Lesson learned. God will export your calling exactly where it needs to be, even when you see yourself as out of sight and out of mind.

Anomaly in Plain Sight


Our final case study is Daniel, another familiar character. But his story isn’t just about the miracle in lions’ den. He was part of a select group of Jewish exiles in Babylon who were gathered to serve in Nebuchadnezzar’s court.


Daniel’s wisdom, academic acumen, and integrity allowed him to soak up the foremost of Chaldean language and literature. We know that Daniel stood first among equals in providing expert advice and interpreting dreams. Through the Holy Spirit, Daniel revealed the meaning of Nebuchadnezzar’s dreams, explained the prophetic significance of the handwriting on the wall to Belshazzar, and was made a ruler of a province and chief administrator over the wise men of Babylon.


Not bad for a Jewish exile, yet still, he was a captive in a pagan land. Nonetheless, he practiced the art of hiddenness, setting himself apart from other wise men in the king’s court. He refused to partake of the king’s delicacies, openly prayed three times a day toward Jerusalem, and would not obey the decree to worship Darius as a god.


Honoring Daniel’s steadfastness, God sent an angel to shut the lions’ mouths, which convicted Darius of God’s sovereignty.


The study of Daniel reveals that God requires many of us to be an anomaly in unfamiliar territory. We can’t bring glory to Christ when we’re operating just like our peers. God hid Daniel in the king’s court so that He could employ him at the opportune times, eventually causing multiple pagan kings to acknowledge the God of Israel.

The Refuge in Hiddenness


What did Joseph, Nehemiah, and Daniel all have in common? Each man likely didn’t see his location as the choicest. They were in unfamiliar territory, in pagan nations. Yet God hid them in centers of influence. Joseph was summoned to interpret Pharaoh’s dreams. Nehemiah had direct access to Artaxerxes as his cupbearer. Daniel worked as an advisor in the Babylonian court. And the Almighty functioned silently until each man’s time of revelation occurred.

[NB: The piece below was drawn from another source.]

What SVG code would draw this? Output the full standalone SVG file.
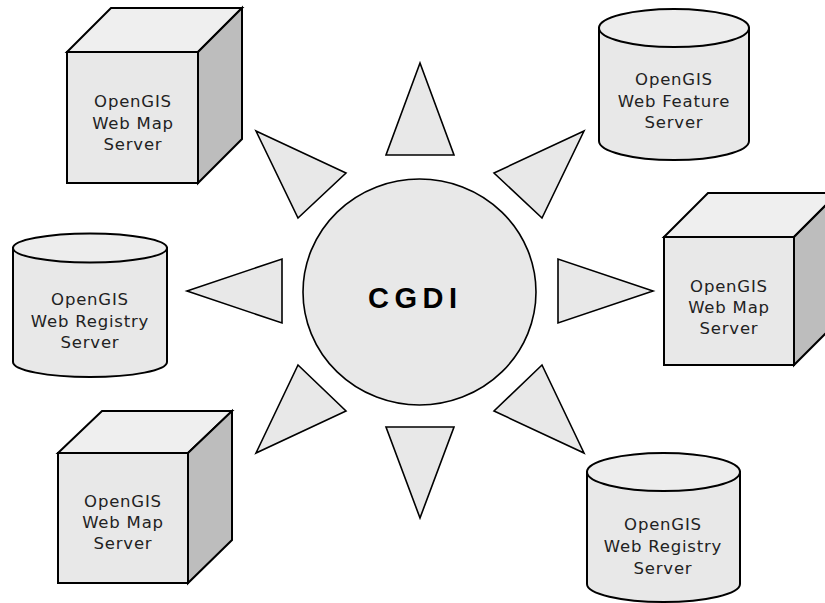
<svg xmlns="http://www.w3.org/2000/svg" width="825" height="603" viewBox="0 0 825 603">
<style>
.front{fill:#e8e8e8;stroke:#000;stroke-width:2;stroke-linejoin:miter}
.top{fill:#efefef;stroke:#000;stroke-width:2}
.side{fill:#bdbdbd;stroke:#000;stroke-width:2}
.cyl{fill:#e8e8e8;stroke:#000;stroke-width:2}
.cyltop{fill:#ededed;stroke:#000;stroke-width:2}
.tri{fill:#e8e8e8;stroke:#000;stroke-width:1.6;stroke-linejoin:miter}
.lbl{font-family:"DejaVu Sans",Verdana,sans-serif;font-size:16.5px;letter-spacing:0.8px;fill:#222;text-anchor:middle}
.hub{fill:#e8e8e8;stroke:#000;stroke-width:1.6}
.hubt{font-family:"Liberation Sans",Arial,sans-serif;font-weight:bold;font-size:29px;letter-spacing:5.5px;fill:#000}
</style>
<rect width="825" height="603" fill="#fff"/>

<g id="connectors">
<polygon class="tri" points="420,63 454,155 386,155"/>
<polygon class="tri" points="256,131 346,173 298,218"/>
<polygon class="tri" points="584,131 494,173 542,218"/>
<polygon class="tri" points="187,291 282,259 282,323"/>
<polygon class="tri" points="653,291 558,259 558,323"/>
<polygon class="tri" points="298,365 346,411 256,453"/>
<polygon class="tri" points="542,365 494,411 584,453"/>
<polygon class="tri" points="386,427 454,427 420,518"/>
</g>

<g id="cgdi">
<ellipse class="hub" cx="419.5" cy="292" rx="116.5" ry="113"/>
<text class="hubt" x="368" y="308">CGDI</text>
</g>

<g id="wms-topleft">
<polygon class="top" points="67,52 111,8 242,8 198,52"/>
<polygon class="side" points="198,52 242,8 242,139 198,183"/>
<rect class="front" x="67" y="52" width="131" height="131"/>
<text class="lbl" x="133" y="107">OpenGIS</text>
<text class="lbl" x="133" y="129">Web Map</text>
<text class="lbl" x="133" y="150">Server</text>
</g>

<g id="wfs-topright">
<path class="cyl" d="M599,28 V141 A75,19 0 0 0 749,141 V28 Z"/>
<ellipse class="cyltop" cx="674" cy="28" rx="75" ry="19"/>
<text class="lbl" x="674" y="85">OpenGIS</text>
<text class="lbl" x="674" y="107">Web Feature</text>
<text class="lbl" x="674" y="128">Server</text>
</g>

<g id="wrs-left">
<path class="cyl" d="M13,248 V362 A77,15 0 0 0 167,362 V248 Z"/>
<ellipse class="cyltop" cx="90" cy="248" rx="77" ry="14.5"/>
<text class="lbl" x="90" y="305">OpenGIS</text>
<text class="lbl" x="90" y="327">Web Registry</text>
<text class="lbl" x="90" y="348">Server</text>
</g>

<g id="wms-right">
<polygon class="top" points="664,237 708,193 838,193 794,237"/>
<polygon class="side" points="794,237 838,193 838,321 794,365"/>
<rect class="front" x="664" y="237" width="130" height="128"/>
<text class="lbl" x="729" y="292">OpenGIS</text>
<text class="lbl" x="729" y="313">Web Map</text>
<text class="lbl" x="729" y="334">Server</text>
</g>

<g id="wms-bottomleft">
<polygon class="top" points="58,453 102,411 232,411 188,453"/>
<polygon class="side" points="188,453 232,411 232,540 188,583"/>
<rect class="front" x="58" y="453" width="130" height="130"/>
<text class="lbl" x="123" y="507">OpenGIS</text>
<text class="lbl" x="123" y="528">Web Map</text>
<text class="lbl" x="123" y="549">Server</text>
</g>

<g id="wrs-bottomright">
<path class="cyl" d="M587,472 V584 A76.5,18 0 0 0 740,584 V472 Z"/>
<ellipse class="cyltop" cx="663.5" cy="472" rx="76.5" ry="19"/>
<text class="lbl" x="663" y="530">OpenGIS</text>
<text class="lbl" x="663" y="552">Web Registry</text>
<text class="lbl" x="663" y="574">Server</text>
</g>
</svg>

So what can we take from these stories? First, we can be content in God’s hiddenness, though we may think we don’t get our due or enough opportunities. When we understand that God places us where He needs our labor, not where we attain the most visibility or acclaim. Servanthood doesn’t require third-party documentation of each moment; the Father’s sovereignty takes care of that. Read Joseph’s story to trace this sovereignty in action.


Second, we can rest in the reality that God reconfigures that which looks like hell into a resource for spiritual increase. What appears to be your exile could end up becoming your prime placement. The forgotten corners of this country (and world) need ministers who understand what it’s like to be hidden. Look at Daniel’s narrative to recognize that God’s hiddenness has a precision for the right moment, right time, and right place.


Third, when the Spirit calls you to move, get going and don’t fall into double-mindedness about it. Whether God is calling you into a suboptimal situation (in your eyes) or directing you toward that promotion you’ve labored for, mind the gap when others can’t see the vision God’s given to you.


God never hides his faithful without decisively arranging their skills for a critical moment when others must recognize His glory. The number of those who bear witness is not your concern, for clicks, views, and crowds will always fluctuate.


It’s these questions that believers must answer: Will you be humble in your hiddenness? Will you view your misfortunes as opportunities to rely on Christ? And will you act faithfully when the moment demands your ascension and servanthood?


Heavy questions, I know. Yet the Colossians 3 anchor holds steady, reminding us that we are under the same adoption as Joseph, Nehemiah, and Daniel. And our hiddenness does not confine us to the dark, but rather, every beating in life we suffer can be an opportunity for redemption, especially when we take refuge under the Almighty’s outspread wings.